## Objective
Transcribe each line exactly.

** Start Collected data **

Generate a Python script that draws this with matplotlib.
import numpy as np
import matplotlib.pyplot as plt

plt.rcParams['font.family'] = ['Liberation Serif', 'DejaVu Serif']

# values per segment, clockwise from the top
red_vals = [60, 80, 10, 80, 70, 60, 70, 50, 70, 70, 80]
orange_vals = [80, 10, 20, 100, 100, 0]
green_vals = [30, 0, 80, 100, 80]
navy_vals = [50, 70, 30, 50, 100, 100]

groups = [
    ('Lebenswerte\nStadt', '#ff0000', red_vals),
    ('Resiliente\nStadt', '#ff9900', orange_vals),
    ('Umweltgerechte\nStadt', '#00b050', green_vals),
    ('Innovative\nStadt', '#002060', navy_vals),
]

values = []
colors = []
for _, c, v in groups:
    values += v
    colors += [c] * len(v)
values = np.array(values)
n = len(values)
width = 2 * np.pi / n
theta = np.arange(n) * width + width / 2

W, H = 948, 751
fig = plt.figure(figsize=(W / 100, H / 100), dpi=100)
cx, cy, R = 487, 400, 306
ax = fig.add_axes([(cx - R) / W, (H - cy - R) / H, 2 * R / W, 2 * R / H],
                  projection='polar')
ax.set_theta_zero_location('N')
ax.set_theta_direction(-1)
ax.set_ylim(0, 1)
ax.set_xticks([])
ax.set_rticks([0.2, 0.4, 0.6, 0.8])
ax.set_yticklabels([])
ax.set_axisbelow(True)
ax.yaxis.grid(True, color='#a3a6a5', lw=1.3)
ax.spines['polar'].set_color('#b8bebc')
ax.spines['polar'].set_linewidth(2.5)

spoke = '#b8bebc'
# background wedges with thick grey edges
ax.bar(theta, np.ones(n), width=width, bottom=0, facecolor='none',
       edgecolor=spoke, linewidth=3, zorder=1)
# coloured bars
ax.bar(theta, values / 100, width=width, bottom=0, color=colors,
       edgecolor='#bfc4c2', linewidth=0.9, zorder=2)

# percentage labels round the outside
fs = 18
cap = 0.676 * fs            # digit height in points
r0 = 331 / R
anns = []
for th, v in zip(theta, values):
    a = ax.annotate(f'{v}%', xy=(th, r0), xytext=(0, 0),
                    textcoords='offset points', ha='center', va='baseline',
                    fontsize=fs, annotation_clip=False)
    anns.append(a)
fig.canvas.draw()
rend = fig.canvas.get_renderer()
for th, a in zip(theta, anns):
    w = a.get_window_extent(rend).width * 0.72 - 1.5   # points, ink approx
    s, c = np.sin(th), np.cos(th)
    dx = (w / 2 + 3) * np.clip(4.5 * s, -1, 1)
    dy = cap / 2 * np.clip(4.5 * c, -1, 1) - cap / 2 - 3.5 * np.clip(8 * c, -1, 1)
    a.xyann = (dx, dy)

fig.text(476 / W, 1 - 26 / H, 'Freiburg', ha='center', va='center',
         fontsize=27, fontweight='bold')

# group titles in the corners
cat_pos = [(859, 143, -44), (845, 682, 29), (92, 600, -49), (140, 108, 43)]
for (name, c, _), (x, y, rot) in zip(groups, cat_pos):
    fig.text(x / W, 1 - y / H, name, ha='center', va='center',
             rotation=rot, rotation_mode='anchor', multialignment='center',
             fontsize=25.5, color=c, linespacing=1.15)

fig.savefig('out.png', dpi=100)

** End Collected data **

## Response for this exercise
Generate a Python script that draws this with matplotlib.
import numpy as np
import matplotlib.pyplot as plt

plt.rcParams['font.family'] = ['Liberation Serif', 'DejaVu Serif']

# values per segment, clockwise from the top
red_vals = [60, 80, 10, 80, 70, 60, 70, 50, 70, 70, 80]
orange_vals = [80, 10, 20, 100, 100, 0]
green_vals = [30, 0, 80, 100, 80]
navy_vals = [50, 70, 30, 50, 100, 100]

groups = [
    ('Lebenswerte\nStadt', '#ff0000', red_vals),
    ('Resiliente\nStadt', '#ff9900', orange_vals),
    ('Umweltgerechte\nStadt', '#00b050', green_vals),
    ('Innovative\nStadt', '#002060', navy_vals),
]

values = []
colors = []
for _, c, v in groups:
    values += v
    colors += [c] * len(v)
values = np.array(values)
n = len(values)
width = 2 * np.pi / n
theta = np.arange(n) * width + width / 2

W, H = 948, 751
fig = plt.figure(figsize=(W / 100, H / 100), dpi=100)
cx, cy, R = 487, 400, 306
ax = fig.add_axes([(cx - R) / W, (H - cy - R) / H, 2 * R / W, 2 * R / H],
                  projection='polar')
ax.set_theta_zero_location('N')
ax.set_theta_direction(-1)
ax.set_ylim(0, 1)
ax.set_xticks([])
ax.set_rticks([0.2, 0.4, 0.6, 0.8])
ax.set_yticklabels([])
ax.set_axisbelow(True)
ax.yaxis.grid(True, color='#a3a6a5', lw=1.3)
ax.spines['polar'].set_color('#b8bebc')
ax.spines['polar'].set_linewidth(2.5)

spoke = '#b8bebc'
# background wedges with thick grey edges
ax.bar(theta, np.ones(n), width=width, bottom=0, facecolor='none',
       edgecolor=spoke, linewidth=3, zorder=1)
# coloured bars
ax.bar(theta, values / 100, width=width, bottom=0, color=colors,
       edgecolor='#bfc4c2', linewidth=0.9, zorder=2)

# percentage labels round the outside
fs = 18
cap = 0.676 * fs            # digit height in points
r0 = 331 / R
anns = []
for th, v in zip(theta, values):
    a = ax.annotate(f'{v}%', xy=(th, r0), xytext=(0, 0),
                    textcoords='offset points', ha='center', va='baseline',
                    fontsize=fs, annotation_clip=False)
    anns.append(a)
fig.canvas.draw()
rend = fig.canvas.get_renderer()
for th, a in zip(theta, anns):
    w = a.get_window_extent(rend).width * 0.72 - 1.5   # points, ink approx
    s, c = np.sin(th), np.cos(th)
    dx = (w / 2 + 3) * np.clip(4.5 * s, -1, 1)
    dy = cap / 2 * np.clip(4.5 * c, -1, 1) - cap / 2 - 3.5 * np.clip(8 * c, -1, 1)
    a.xyann = (dx, dy)

fig.text(476 / W, 1 - 26 / H, 'Freiburg', ha='center', va='center',
         fontsize=27, fontweight='bold')

# group titles in the corners
cat_pos = [(859, 143, -44), (845, 682, 29), (92, 600, -49), (140, 108, 43)]
for (name, c, _), (x, y, rot) in zip(groups, cat_pos):
    fig.text(x / W, 1 - y / H, name, ha='center', va='center',
             rotation=rot, rotation_mode='anchor', multialignment='center',
             fontsize=25.5, color=c, linespacing=1.15)

fig.savefig('out.png', dpi=100)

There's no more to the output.